A return to mixed farming would be one big step towards UK agriculture reversing the loss of soil nutrients, fauna, flora, and public trust. Big change is required; difficult enough for any industry but especially so for one as naturally conservative as farming. It will, therefore, need its share of radical pioneers to help the conservative majority have the courage to think differently. One such radical intervention is the Knepp Castle experiment to rewild 3,500 acres of prime West Sussex farmland in an attempt to create a sustainable farming system. The farming establishment undoubtedly views this laissez-faire approach as the antithesis of good farming practice. And while the Knepp approach is unlikely to be replicated on any kind of scale in UK agriculture, the farming establishment would be wise to recognise the Knepp project for what it is: a radical intervention that lays down a challenge for all in farming to thinking differently and commit to meaningful change.

In his Nuffield Farming Lecture Report 2018, Changing Food Cultures: Challenges and Opportunities for UK Agriculture, Michael Winter, professor of land economy and society at Exeter University, points to a systemic change required throughout the food chain from farm to plate. His report notes that of the thousands of plant species documented as human food, incredibly just three – rice, wheat and maize – provide 50% of the world’s plant-derived energy. There is a need, and a market opportunity, for UK farming to produce a greater diversity of grains and pulses. The report’s recommendations include a refocus of agricultural policy towards human health and nutrition, policy to encourage diversity of output, and the development of shorter, stronger supply chains.

The latter point speaks to other forms of diversification, size of farms, and diversity of new entrants to farming.

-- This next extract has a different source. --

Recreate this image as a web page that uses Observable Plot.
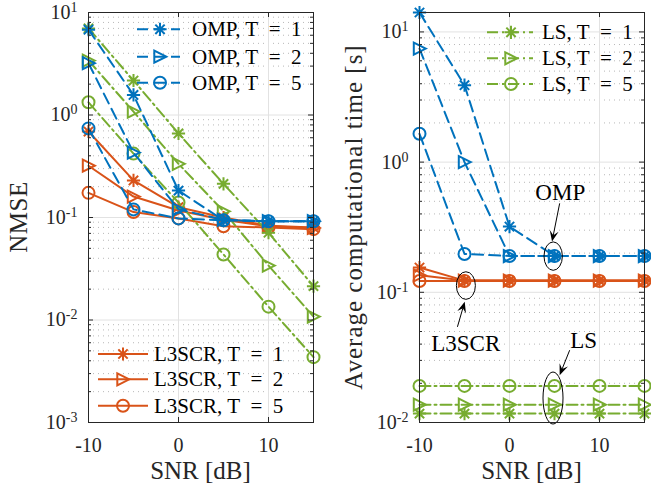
<!DOCTYPE html>
<html><head><meta charset="utf-8">
<script src="https://cdn.jsdelivr.net/npm/d3@7"></script>
<script src="https://cdn.jsdelivr.net/npm/@observablehq/plot@0.6"></script>
<style>
body{margin:0;background:#fff}
#wrap{position:relative;width:651px;height:489px;overflow:hidden}
#wrap svg{position:absolute;top:0;background:#fff}
</style>
</head><body><div id="wrap"></div>
<script>
// ---------------- data ----------------
const snr = [-10, -5, 0, 5, 10, 15];
const xTickValues = [-10, 0, 10];

// Left panel: NMSE
const nmseOMP_T1 = [6.8, 1.57, 0.183, 0.094, 0.092, 0.092];
const nmseOMP_T2 = [3.2, 0.43, 0.12, 0.095, 0.092, 0.092];
const nmseOMP_T5 = [0.74, 0.12, 0.098, 0.094, 0.092, 0.092];
const nmseLS_T1 = [7.0, 2.17, 0.66, 0.213, 0.071, 0.0214];
const nmseLS_T2 = [3.4, 1.08, 0.334, 0.115, 0.034, 0.0108];
const nmseLS_T5 = [1.33, 0.42, 0.14, 0.0436, 0.0135, 0.00434];
const nmseL3_T1 = [0.69, 0.23, 0.126, 0.1, 0.083, 0.08];
const nmseL3_T2 = [0.32, 0.16, 0.117, 0.095, 0.082, 0.079];
const nmseL3_T5 = [0.174, 0.113, 0.098, 0.082, 0.08, 0.077];
const nmseTicks = [1e-3, 1e-2, 1e-1, 1, 10];

// Right panel: average computational time [s]
const timeOMP_T1 = [14.1, 3.9, 0.32, 0.19, 0.19, 0.19];
const timeOMP_T2 = [7.45, 1.0, 0.19, 0.19, 0.19, 0.19];
const timeOMP_T5 = [1.65, 0.197, 0.19, 0.19, 0.19, 0.19];
const timeL3_T1 = [0.155, 0.123, 0.123, 0.123, 0.123, 0.123];
const timeL3_T2 = [0.135, 0.123, 0.123, 0.123, 0.123, 0.123];
const timeL3_T5 = [0.122, 0.122, 0.122, 0.122, 0.122, 0.122];
const timeLS_T1 = [0.0117, 0.0117, 0.0117, 0.0117, 0.0117, 0.0117];
const timeLS_T2 = [0.0137, 0.0137, 0.0137, 0.0137, 0.0137, 0.0137];
const timeLS_T5 = [0.0191, 0.0191, 0.0191, 0.0191, 0.0191, 0.0191];
const timeTicks = [1e-2, 1e-1, 1, 10];

const legendOMP = ["OMP, T\u2002=\u20021", "OMP, T\u2002=\u20022", "OMP, T\u2002=\u20025"];
const legendL3 = ["L3SCR, T\u2002=\u20021", "L3SCR, T\u2002=\u20022", "L3SCR, T\u2002=\u20025"];
const legendLS = ["LS, T\u2002=\u20021", "LS, T\u2002=\u20022", "LS, T\u2002=\u20025"];
const annotationLabels = ["OMP", "L3SCR", "LS"];
const xLabel = "SNR [dB]";
const yLabelLeft = "NMSE";
const yLabelRight = "Average computational time [s]";

// ---------------- styles ----------------
const FONT = "'Liberation Serif', 'Times New Roman', serif";
const AX = "#262626";
const COLOR = {OMP: "#0072BD", L3: "#D95319", LS: "#77AC30"};
const DASH = {OMP: "11,6", L3: null, LS: "11,4,2,4"};
const LW = 2, MR = 6;

const asterisk = {draw(ctx, size) {
  const r = Math.sqrt(size / Math.PI) * 1.1, d = r * 0.7071;
  ctx.moveTo(-r, 0); ctx.lineTo(r, 0); ctx.moveTo(0, -r); ctx.lineTo(0, r);
  ctx.moveTo(-d, -d); ctx.lineTo(d, d); ctx.moveTo(-d, d); ctx.lineTo(d, -d);
}};
const triRight = {draw(ctx, size) {
  const r = Math.sqrt(size / Math.PI);
  ctx.moveTo(r * 1.05, 0); ctx.lineTo(-r * 0.95, -r); ctx.lineTo(-r * 0.95, r); ctx.closePath();
}};
const SYM = [asterisk, triRight, "circle"];

function logMinor(lo, hi) {
  const out = [];
  for (let e = Math.floor(Math.log10(lo)); e <= Math.ceil(Math.log10(hi)); e++)
    for (let m = 2; m < 10; m++) { const v = m * Math.pow(10, e); if (v >= lo && v <= hi) out.push(v); }
  return out;
}

function seriesMarks(vals, method, k) {
  const data = snr.map((x, i) => ({x, y: vals[i]}));
  return [
    Plot.line(data, {x: "x", y: "y", stroke: COLOR[method], strokeWidth: LW, strokeDasharray: DASH[method], strokeLinejoin: "round"}),
    Plot.dot(data, {x: "x", y: "y", symbol: SYM[k], r: MR, stroke: COLOR[method], strokeWidth: LW, fill: "none"})
  ];
}

function legendMark(labels, method, place) {
  return (index, scales, values, dim) => {
    const g = d3.create("svg:g");
    const fl = dim.marginLeft, fr = dim.width - dim.marginRight, ft = dim.marginTop, fb = dim.height - dim.marginBottom;
    labels.forEach((lab, i) => {
      const y = place.fromTop ? ft + place.rows[i] : fb + place.rows[i];
      const base = place.fromRight ? fr : fl;
      const x1 = base + place.line[0], x2 = base + place.line[1], xm = base + place.marker, xt = base + place.text;
      const ln = g.append("line").attr("x1", x1).attr("x2", x2).attr("y1", y).attr("y2", y)
        .attr("stroke", COLOR[method]).attr("stroke-width", LW);
      if (DASH[method]) ln.attr("stroke-dasharray", DASH[method]);
      if (SYM[i] === "circle") {
        g.append("circle").attr("cx", xm).attr("cy", y).attr("r", MR).attr("fill", "none").attr("stroke", COLOR[method]).attr("stroke-width", LW);
      } else {
        g.append("path").attr("transform", `translate(${xm},${y})`).attr("d", d3.symbol().type(SYM[i]).size(MR * MR * Math.PI)())
          .attr("fill", "none").attr("stroke", COLOR[method]).attr("stroke-width", LW);
      }
      g.append("text").attr("x", xt).attr("y", y).attr("dy", "0.33em").attr("font-size", 21)
        .attr("text-anchor", "start").attr("font-family", FONT).attr("fill", "#000").text(lab);
    });
    return g.node();
  };
}

function labelMark(yLabel, dxFromFrameLeft, spacing) {
  return (index, scales, values, dim) => {
    const g = d3.create("svg:g");
    const fl = dim.marginLeft, fr = dim.width - dim.marginRight, ft = dim.marginTop, fb = dim.height - dim.marginBottom;
    g.append("text").attr("x", (fl + fr) / 2).attr("y", fb + 49).attr("dy", "0.33em").attr("text-anchor", "middle")
      .attr("font-size", 25).attr("font-family", FONT).attr("fill", AX).text(xLabel);
    g.append("text").attr("transform", `translate(${fl + dxFromFrameLeft},${(ft + fb) / 2}) rotate(-90)`)
      .attr("dy", "0.33em").attr("text-anchor", "middle").attr("letter-spacing", spacing)
      .attr("font-size", 25).attr("font-family", FONT).attr("fill", AX).text(yLabel);
    return g.node();
  };
}

function makePanel(cfg) {
  const innerW = cfg.width - cfg.ml - cfg.mr, innerH = 489 - cfg.mt - cfg.mb;
  const minor = logMinor(cfg.yDomain[0], cfg.yDomain[1]);
  const marks = [
    Plot.gridY(minor, {stroke: "#b8b8b8", strokeOpacity: 1, strokeDasharray: "1,4", strokeWidth: 1}),
    Plot.gridY(cfg.yMajor, {stroke: "#e2e2e2", strokeOpacity: 1, strokeWidth: 1}),
    Plot.gridX(xTickValues, {stroke: "#e2e2e2", strokeOpacity: 1, strokeWidth: 1}),
    ...cfg.series.flatMap(s => seriesMarks(s.vals, s.method, s.k)),
    ...cfg.extra,
    Plot.frame({stroke: AX, strokeWidth: 1}),
    Plot.tickX(xTickValues, {x: d => d, insetTop: innerH - 5, stroke: AX}),
    Plot.tickX(xTickValues, {x: d => d, insetBottom: innerH - 5, stroke: AX}),
    Plot.tickY(cfg.yMajor, {y: d => d, insetRight: innerW - 5, stroke: AX}),
    Plot.tickY(cfg.yMajor, {y: d => d, insetLeft: innerW - 5, stroke: AX}),
    Plot.tickY(minor, {y: d => d, insetRight: innerW - 3, stroke: AX}),
    Plot.tickY(minor, {y: d => d, insetLeft: innerW - 3, stroke: AX}),
    Plot.axisX(xTickValues, {tickSize: 0, tickPadding: 15, fontSize: 20, tickFormat: d => String(d), label: null, fill: AX}),
    Plot.axisY(cfg.yMajor, {tickSize: 0, tickPadding: 11, fontSize: 20, tickFormat: d => "10^" + Math.round(Math.log10(d)), label: null, fill: AX}),
    labelMark(cfg.yLabel, cfg.yLabelDx, cfg.yLabelSpacing),
    ...cfg.legends
  ];
  const svg = Plot.plot({
    width: cfg.width, height: 489,
    marginLeft: cfg.ml, marginRight: cfg.mr, marginTop: cfg.mt, marginBottom: cfg.mb,
    x: {domain: [-10, 15], label: null},
    y: {type: "log", domain: cfg.yDomain, label: null},
    style: {fontFamily: FONT, fontSize: "20px", color: AX, background: "#fff", overflow: "visible"},
    marks
  });
  svg.querySelectorAll("text").forEach(t => {
    const m = /^10\^(-?\d+)$/.exec(t.textContent);
    if (m) {
      t.textContent = "10";
      const ts = document.createElementNS("http://www.w3.org/2000/svg", "tspan");
      ts.setAttribute("dy", "-0.5em"); ts.setAttribute("font-size", "14px"); ts.textContent = m[1];
      t.appendChild(ts);
    }
  });
  svg.style.left = cfg.left + "px";
  return svg;
}

// annotations on the right panel (data coordinates)
const ellipses = [
  {x: 4.91, y: 0.188, rx: 9.2, ry: 14.2},
  {x: -4.79, y: 0.1117, rx: 9.5, ry: 13.8},
  {x: 4.89, y: 0.01528, rx: 10, ry: 26}
];
const annoText = [
  {x: 5.7, y: 0.585}, {x: -4.8, y: 0.0402}, {x: 8.3, y: 0.0425}
];
const arrows = [
  {x1: 5.63, y1: 0.478, x2: 4.78, y2: 0.243},
  {x1: -5.73, y1: 0.0538, x2: -4.92, y2: 0.0838},
  {x1: 6.74, y1: 0.0356, x2: 5.63, y2: 0.0229}
];
function annotationMark(index, scales) {
  const g = d3.create("svg:g");
  ellipses.forEach(e => g.append("ellipse").attr("cx", scales.x(e.x)).attr("cy", scales.y(e.y))
    .attr("rx", e.rx).attr("ry", e.ry).attr("fill", "none").attr("stroke", "#000").attr("stroke-width", 1));
  arrows.forEach(a => {
    const x1 = scales.x(a.x1), y1 = scales.y(a.y1), x2 = scales.x(a.x2), y2 = scales.y(a.y2);
    const ang = Math.atan2(y2 - y1, x2 - x1), L = 11, Wd = 4.5;
    const ux = Math.cos(ang), uy = Math.sin(ang), px = -uy, py = ux;
    g.append("line").attr("x1", x1).attr("y1", y1).attr("x2", x2 - ux * 6).attr("y2", y2 - uy * 6).attr("stroke", "#000").attr("stroke-width", 1);
    const bx = x2 - ux * L, by = y2 - uy * L, nx = x2 - ux * L * 0.6, ny = y2 - uy * L * 0.6;
    g.append("path").attr("d", `M${x2},${y2}L${bx + px * Wd},${by + py * Wd}L${nx},${ny}L${bx - px * Wd},${by - py * Wd}Z`).attr("fill", "#000");
  });
  annoText.forEach((t, i) => g.append("text").attr("x", scales.x(t.x)).attr("y", scales.y(t.y)).attr("dy", "0.33em")
    .attr("text-anchor", "middle").attr("font-size", 23).attr("font-family", FONT).attr("fill", "#000").text(annotationLabels[i]));
  return g.node();
}

const wrap = document.getElementById("wrap");
wrap.appendChild(makePanel({
  left: 0, width: 330, ml: 88, mr: 17, mt: 12, mb: 67,
  yDomain: [1e-3, 10], yMajor: nmseTicks, yLabel: yLabelLeft, yLabelDx: -69, yLabelSpacing: "0.5px",
  series: [
    {vals: nmseL3_T1, method: "L3", k: 0}, {vals: nmseL3_T2, method: "L3", k: 1}, {vals: nmseL3_T5, method: "L3", k: 2},
    {vals: nmseLS_T1, method: "LS", k: 0}, {vals: nmseLS_T2, method: "LS", k: 1}, {vals: nmseLS_T5, method: "LS", k: 2},
    {vals: nmseOMP_T1, method: "OMP", k: 0}, {vals: nmseOMP_T2, method: "OMP", k: 1}, {vals: nmseOMP_T5, method: "OMP", k: 2}
  ],
  extra: [],
  legends: [
    legendMark(legendOMP, "OMP", {fromTop: true, fromRight: true, rows: [17.3, 44.7, 70.7], line: [-176, -133], marker: -153, text: -121}),
    legendMark(legendL3, "L3", {fromTop: false, fromRight: false, rows: [-68, -42.7, -16.3], line: [10, 60], marker: 35, text: 66})
  ]
}));
wrap.appendChild(makePanel({
  left: 330, width: 321, ml: 89, mr: 7, mt: 12, mb: 67,
  yDomain: [1e-2, 14.1], yMajor: timeTicks, yLabel: yLabelRight, yLabelDx: -65, yLabelSpacing: "1px",
  series: [
    {vals: timeL3_T1, method: "L3", k: 0}, {vals: timeL3_T2, method: "L3", k: 1}, {vals: timeL3_T5, method: "L3", k: 2},
    {vals: timeLS_T1, method: "LS", k: 0}, {vals: timeLS_T2, method: "LS", k: 1}, {vals: timeLS_T5, method: "LS", k: 2},
    {vals: timeOMP_T1, method: "OMP", k: 0}, {vals: timeOMP_T2, method: "OMP", k: 1}, {vals: timeOMP_T5, method: "OMP", k: 2}
  ],
  extra: [annotationMark],
  legends: [
    legendMark(legendLS, "LS", {fromTop: true, fromRight: true, rows: [20.3, 46.3, 72], line: [-157, -111], marker: -133, text: -102})
  ]
}));
</script></body></html>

The common view that small farming is inefficient is being challenged. According to Winter’s report, small farms can perform well, and provide a way in to farming for many new entrants, bringing with them a diversity of attitudes and skills.

The importance of small farms is also crucial in providing the consumer with a trusted, shorter supply chain, a fact recognised by consumers after the horsemeat scandal in 2013, when butchers and farm shops reported a 30% increase in sales of locally sourced meat – an issue that, if we need reminding, can resurface without constant vigilance throughout the supply chain.

Gove’s Department for Environment, Food and Rural Affairs must recognise that its vision of health and harmony in UK food and farming is wholly dependent on re-establishing real diversity in our food and farming industry. Thus far, its commitment appears to fall some way short of its intent.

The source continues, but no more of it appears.